Without further ado…
Reventure
Every once in a while a game comes along that is so low key brilliant you have a hard time comprehending how it even exists, and this week that game is Reventure ($3.99) from developer Pixelatto. First making its mark on PC and the Nintendo Switch last year, Reventure looks like the most bone dry average retro-style throwback pixel art platforming game. The King’s daughter has been kidnapped, you’re the local hero, and so you don your sword and shield and head out to rescue the Princess. Yadda yadda yadda, we’ve all been here before. Except thinking that Reventure is like anything you’ve played before would be a grave mistake, and I do mean GRAVE.
Some of what I said is true. Reventure is a pixel art platformer that has some Metroidvania-like tendencies as you explore a big open world and acquire new items and abilities which let you explore previously inaccessible areas. But the goal isn’t really to make it to the end and rescue the Princess, or at least not exactly. Rather there are multiple endings in Reventure, a whopping 100 to be exact, and your goal is more to explore the world and find the right combinations of items or situations which will result in you reaching one of those 100 endings. Most of the time that involves finding some obscure way to kill yourself, or to kill others, or to kill everybody. And pretty much every ending is hilarious.
Reventure works a bit like Rogue Legacy in that once a hero dies, they’re gone for good, but another will take their place and continue the adventure. Alongside the 100 endings for you to find are more than 50 unlockable playable heroes. One of my favorite things about the game is how it is absolutely STUFFED with secrets. Hidden walls and passages are around pretty much every corner and some of the circumstances that lead to the various endings are totally unexpected. I never thought it could be so satisfying to continuously LOSE at a game, but in this case the more you are losing the more you are actually winning. How’s that for a motivational quote?

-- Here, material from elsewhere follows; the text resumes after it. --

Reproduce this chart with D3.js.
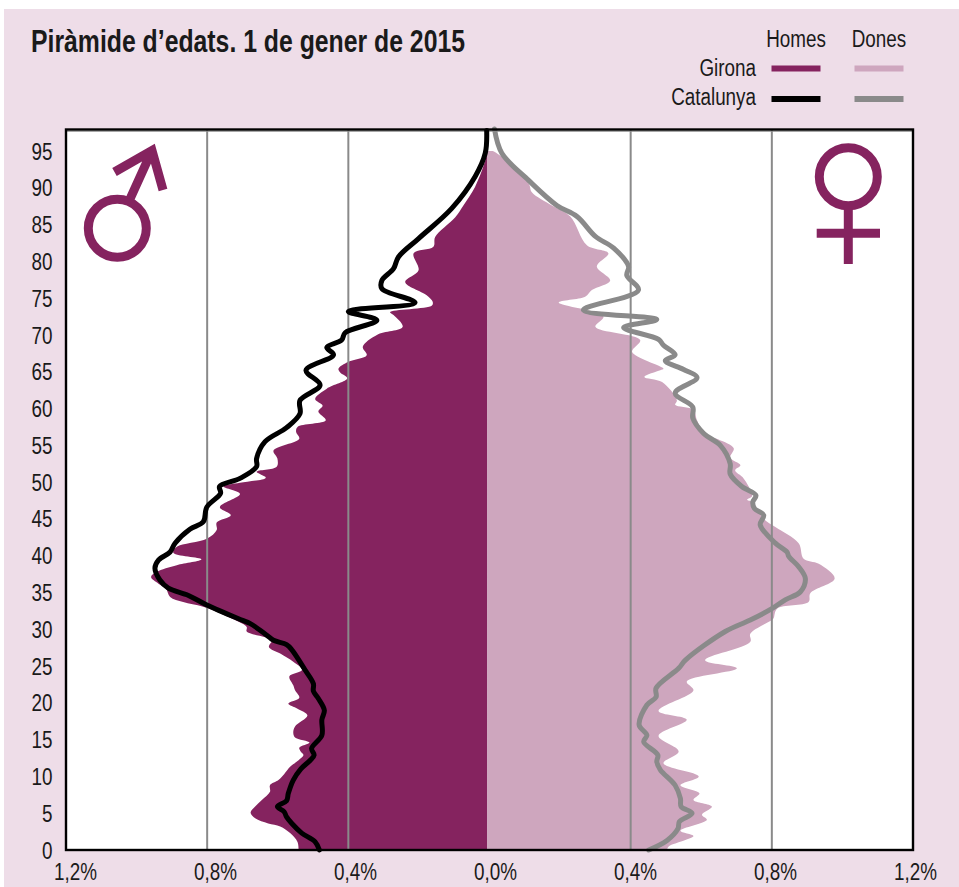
<!DOCTYPE html>
<html><head><meta charset="utf-8">
<style>html,body{margin:0;padding:0;background:#fff}svg{display:block}text{font-family:"Liberation Sans",sans-serif;fill:#1a1a1a}</style>
<script src="https://cdn.jsdelivr.net/npm/d3@7"></script></head><body>
<script>
const chartTitle="Piràmide d’edats. 1 de gener de 2015";
const ageTicks=d3.range(0,96,5);
const pctTicks=[-1.2,-0.8,-0.4,0,0.4,0.8,1.2];
const gridTicks=[-0.8,-0.4,0.4,0.8];
const spine=-0.006;

const gironaMenAge=[0,1.1,2.3,3.2,3.6,4.3,5.1,5.9,6.8,7.9,8.8,9.5,10.3,11.3,12.2,12.9,13.4,13.9,14.6,15.3,15.9,16.8,18.3,19.2,19.9,20.7,21.7,22.4,23.6,24.5,25.6,26.7,27.6,28.5,29.7,30.3,31.25,33.06,33.7,34.4,35.55,36.2,37.1,37.8,38.7,39.5,40.4,41.2,42.3,43.5,44.5,45.5,46.6,48.4,49.4,49.9,50.6,51.4,52.1,53.2,54.3,55.9,56.8,57.5,58.4,59.6,60.4,61.3,62.7,64.1,64.9,65.4,66.35,67.25,68.4,70,71.1,72.7,73.1,74,74.5,75.4,77.2,78.8,81.1,82,83.3,86,87.6,90.1,94,95];
const gironaMen=[.541,.544,.565,.593,.627,.664,.677,.664,.645,.622,.622,.598,.582,.565,.541,.527,.535,.539,.510,.551,.556,.551,.516,.544,.570,.539,.551,.556,.567,.531,.556,.593,.625,.617,.688,.688,.721,.811,.868,.905,.917,.938,.959,.943,.886,.816,.896,.886,.801,.773,.773,.733,.764,.707,.754,.707,.634,.660,.603,.601,.612,.539,.548,.544,.464,.485,.473,.494,.461,.403,.423,.428,.400,.348,.359,.319,.246,.272,.282,.163,.161,.178,.239,.201,.215,.159,.154,.097,.074,.041,.010,.006];

const catalunyaMenAge=[0,1.1,2.3,3.6,4.5,5.2,5.9,6.7,7.7,9.5,11,12.2,12.9,13.8,15.6,17.7,19,20.6,21.6,22.6,24.5,27.2,27.9,28.5,29.2,30.8,31.25,33.3,34.6,35.6,36.7,38.3,39.4,40.5,41.7,43.6,44.6,46.6,48.5,49.4,50.5,52.1,53.2,55.5,57.4,59.3,61.1,63.2,65.2,67.3,68.3,69.3,70.3,72,73.2,74.4,76.3,77.4,79,80.6,83.1,87.2,91.5,94.7,97.8];
const catalunyaMen=[.482,.494,.532,.560,.575,.582,.601,.575,.570,.556,.535,.508,.497,.504,.475,.475,.468,.485,.499,.499,.523,.560,.575,.612,.631,.679,.702,.801,.853,.910,.934,.948,.938,.905,.891,.849,.811,.801,.762,.765,.707,.660,.660,.636,.575,.537,.537,.480,.520,.442,.461,.419,.409,.319,.400,.211,.305,.305,.272,.258,.201,.107,.041,.012,.008];

const gironaWomenAge=[0,.45,1.35,1.9,2.6,4.1,4.8,5.9,6.8,7.7,8.8,10,11.8,13.4,15.5,17.7,18.9,21.7,22.9,24.7,25.8,28.3,29.4,31.25,31.5,32.8,33.7,34.9,36.9,38.9,39.6,41.7,43.9,45,47.3,47.6,48.1,50.5,51.6,52.3,53.3,54.6,55.8,56.4,58.4,59.8,60.5,61.1,63.6,64.3,65.2,65.4,67.7,69.3,71.1,72.5,74.4,75.2,76.1,77.4,79.3,81.1,82.2,86.1,87.6,89.4,90.6,94.2,95];
const gironaWomen=[.503,.507,.555,.578,.541,.616,.602,.630,.578,.595,.541,.593,.493,.536,.479,.559,.479,.578,.559,.701,.611,.739,.739,.800,.805,.815,.904,.909,.978,.933,.890,.876,.810,.777,.744,.730,.744,.720,.696,.711,.682,.692,.649,.611,.588,.578,.526,.531,.489,.439,.484,.493,.404,.427,.300,.323,.196,.271,.290,.342,.304,.337,.276,.229,.177,.120,.111,.035,.010];

const catalunyaWomenAge=[0,1.3,2.9,3.85,5,5.9,7,8.8,10.9,12,12.9,14.7,15.6,17,19.7,20.8,22,24.7,25.8,29.7,31.25,32.8,34,35.1,36.9,38.5,39.9,40.5,41.7,44.2,45.5,46.4,47.3,48.2,49.4,51.1,52.5,55,56.6,58.7,60.2,62.1,64.2,65.3,66.5,67.3,68.6,69.4,71,72.1,73.4,76.1,78.1,79.3,81.8,83.4,86.1,87.6,91,94.7,98];
const catalunyaWomen=[.451,.503,.534,.538,.574,.543,.541,.526,.484,.474,.477,.437,.446,.424,.446,.472,.472,.536,.555,.668,.739,.800,.838,.881,.895,.876,.848,.843,.810,.767,.777,.751,.746,.755,.715,.682,.682,.654,.607,.576,.576,.526,.588,.550,.498,.526,.493,.479,.380,.474,.266,.422,.389,.394,.352,.300,.248,.191,.111,.035,.014];

const colors={panel:"#EEDDE8",girM:"#85235F",girF:"#CEA6BE",catM:"#000",catF:"#8A8A8A",grid:"#8A8A8A"};
const W=959,H=887;
const labelSize="23px";
const narrow="scale(0.82,1)";
const svg=d3.select("body").append("svg").attr("width",W).attr("height",H);
svg.append("rect").attr("x",4).attr("y",9).attr("width",W-4).attr("height",H-9).attr("fill",colors.panel);

const x=d3.scaleLinear().domain([-1.2,1.2]).range([66,913]);
const xLabel=d3.scaleLinear().domain([-1.2,1.2]).range([75,915]);
const y=d3.scaleLinear().domain([0,95]).range([850,151]);
const plotTop=y.invert(129.5);
svg.append("rect").attr("x",x(-1.2)).attr("y",y(plotTop)).attr("width",x(1.2)-x(-1.2)).attr("height",y(0)-y(plotTop)).attr("fill","#fff");

const pairs=(ages,vals,s)=>ages.map((a,i)=>[a,s*vals[i]]);
const curve=d3.curveCatmullRom.alpha(0.5);
const area=d3.area().x0(x(spine)).x1(d=>x(d[1])).y(d=>y(d[0])).curve(curve);
const line=d3.line().x(d=>x(d[1])).y(d=>y(d[0])).curve(curve);

svg.append("path").attr("d",area(pairs(gironaMenAge,gironaMen,-1))).attr("fill",colors.girM);
svg.append("path").attr("d",area(pairs(gironaWomenAge,gironaWomen,1))).attr("fill",colors.girF);

svg.selectAll("line.grid").data(gridTicks).join("line").attr("class","grid")
 .attr("x1",d=>x(d)).attr("x2",d=>x(d)).attr("y1",y(plotTop)).attr("y2",y(0))
 .attr("stroke",colors.grid).attr("stroke-width",2);
svg.append("line").attr("x1",x(-1.2)).attr("x2",x(1.2)).attr("y1",y(plotTop)+1.6).attr("y2",y(plotTop)+1.6).attr("stroke",colors.grid).attr("stroke-width",1.2);

svg.append("defs").append("clipPath").attr("id","plot").append("rect").attr("x",x(-1.2)).attr("y",124).attr("width",x(1.2)-x(-1.2)).attr("height",y(0)-124+4);
const lines=svg.append("g").attr("clip-path","url(#plot)");
lines.append("path").attr("d",line(pairs(catalunyaWomenAge,catalunyaWomen,1))).attr("fill","none").attr("stroke",colors.catF).attr("stroke-width",5).attr("stroke-linejoin","round").attr("stroke-linecap","round");
lines.append("path").attr("d",line(pairs(catalunyaMenAge,catalunyaMen,-1))).attr("fill","none").attr("stroke",colors.catM).attr("stroke-width",5).attr("stroke-linejoin","round").attr("stroke-linecap","round");

svg.append("rect").attr("x",x(-1.2)).attr("y",y(plotTop)).attr("width",x(1.2)-x(-1.2)).attr("height",y(0)-y(plotTop)).attr("fill","none").attr("stroke","#000").attr("stroke-width",2.4);

// axes
const yAxis=svg.append("g").attr("transform","translate(52.5,0)").call(d3.axisLeft(y).tickValues(ageTicks).tickSize(0).tickPadding(0).tickFormat(d3.format("d")));
yAxis.select(".domain").remove();
yAxis.selectAll("text").attr("x",0).attr("transform",narrow).style("font-size",labelSize).attr("dy","0.35em");
const xAxis=svg.append("g").attr("transform","translate(0,859)").call(d3.axisBottom(xLabel).tickValues(pctTicks).tickSize(0).tickPadding(0)
 .tickFormat(d=>Math.abs(d).toFixed(1).replace(".",",")+"%"));
xAxis.select(".domain").remove();
xAxis.selectAll("text").attr("transform",narrow).style("font-size",labelSize).attr("dy","0.9em");

// title + legend
svg.append("text").attr("x",31).attr("y",52).attr("textLength",434).attr("lengthAdjust","spacingAndGlyphs").style("font-size","31px").style("font-weight","700").text(chartTitle);
const legendCols=[{name:"Homes",cx:796,colors:[colors.girM,colors.catM]},{name:"Dones",cx:879,colors:[colors.girF,colors.catF]}];
const legendRows=[{name:"Girona",cy:68.5,base:76},{name:"Catalunya",cy:99,base:105}];
legendCols.forEach(c=>{
 svg.append("text").attr("transform",`translate(${c.cx},47) ${narrow}`).attr("text-anchor","middle").style("font-size",labelSize).text(c.name);
 legendRows.forEach((r,i)=>svg.append("rect").attr("x",c.cx-24.5).attr("y",r.cy-3).attr("width",49).attr("height",6).attr("fill",c.colors[i]));
});
legendRows.forEach(r=>svg.append("text").attr("transform",`translate(756,${r.base}) ${narrow}`).attr("text-anchor","end").style("font-size",labelSize).text(r.name));

// gender symbols
const sym=svg.append("g").attr("fill","none").attr("stroke",colors.girM).attr("stroke-width",9);
sym.append("circle").attr("cx",117.3).attr("cy",228.3).attr("r",29);
sym.append("path").attr("d","M130,199L152,150.5M114.5,172L152,150.5L163,190").attr("stroke-linejoin","miter");
sym.append("circle").attr("cx",848.3).attr("cy",176.7).attr("r",29);
sym.append("path").attr("d","M848.3,206V264M816.7,233.3H880");
</script></body></html>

This brings me back to how Reventure’s existence is tough for me to comprehend. Somehow a developer had enough foresight to plan for the hundreds, thousands, or maybe even millions of combinations of things that can happen in this game. I’d be willing to bet that no two people will have the same experience playing through the game, but somehow it’s still enjoyable no matter which path you make through it all. What might initially seem like a silly game that’s meant to poke fun and nothing else slowly reveals itself to be an incredibly in-depth and surprisingly meaningful experience. It’s just an all around delight, so if you’re looking for something quite different than the norm then Reventure is calling your name.